Season Announcement
Teatro Dallas explores space and memory for 2019-20 season
For her first full season as artistic director, Sorany Gutiérrez is exploring the themes of space, memory, and architecture through a regional premiere, an original commission, and international performances.
Gutiérrez is directing the first show, the regional premiere of Guillermo Calderon's Villa. The slyly surprising and gripping play puts us in the room with three women charged with deciding the future of the Villa Grimaldi, an infamous detention camp of Chile's Pinochet government. It runs October 17-November 2, 2019.
The new year kicks off with the 18th International Performance Festival, featuring three multidisciplinary works from artists based all over the world.
Belonging to No One is a solo piece of physical theater and new circus created and performed by Roberto Diaz from Cologne, Germany. Inspired by the book of poems Conversation in the Dark written by the Colombian writer Horacio Benavides, this work explores the echo of what war leaves behind. It plays January 25, 2020.

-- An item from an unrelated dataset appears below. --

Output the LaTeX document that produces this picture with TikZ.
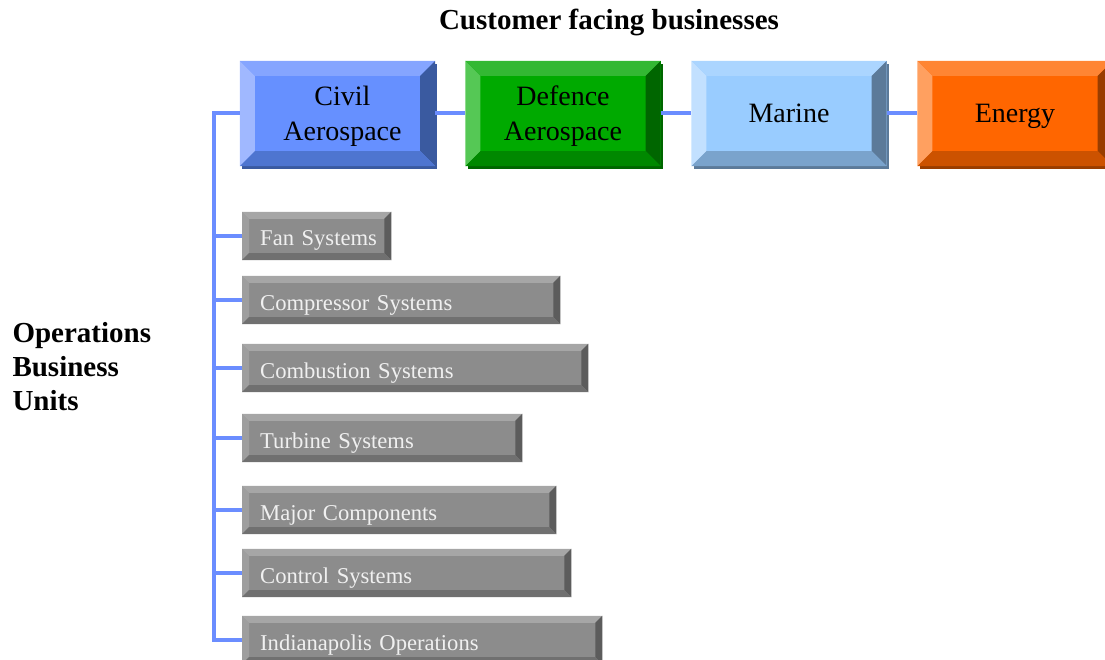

Paper Piel is a multidisciplinary experience created by dancers and choreographers Jimena Bermejo and Michael Figueroa, in collaboration with Boston-based musician Chris Brokaw. The work explores the cartography of the body and its relationship to paper, which is tied to the migration of information. It plays February 1, 2020.
Xtabay (La Sombra) is a vanguard, operatic blend of Mayan-goth. A performance based on texts by Edgar Allen Poe and Charles Baudelaire and directed by Eduardo Ruiz Savinon, this original work is presented by Teatro Gotico from Mexico City. Xtabay explores the existence of our alternate, shadow-selves. It plays February 8, 2020.
Gutiérrez directs again in the spring, this time a world premiere original commission by Bernardo Mazon Daher. Cement City is the untold story about the community that constructed Dallas, and is based on interviews, research, and drone footage. The West Dallas neighborhood once known as Cemento Grande comes to life in an immersive experience that explores urban amnesia. It runs March 26-April 11, 2020.
The season closes with Omar Padilla's bilingual Tlali: When We Were Earth, also directed by Gutiérrez. Using puppetry, instruments, and imaginative costumes made from recycled materials, a young boy takes the audience on an interactive journey into ancient roots that reveal how we can care for our greatest treasure: the earth. It plays June 20, 2020.
All performances will take place at the Latino Cultural Center, and more information and tickets can be found at www.teatrodallas.org or by calling 214-689-6492.
A 2019-2020 season kick-off celebration is scheduled for September 19 (which also happens to be North Texas Giving Day) from 6-8 pm at The Wild Detectives.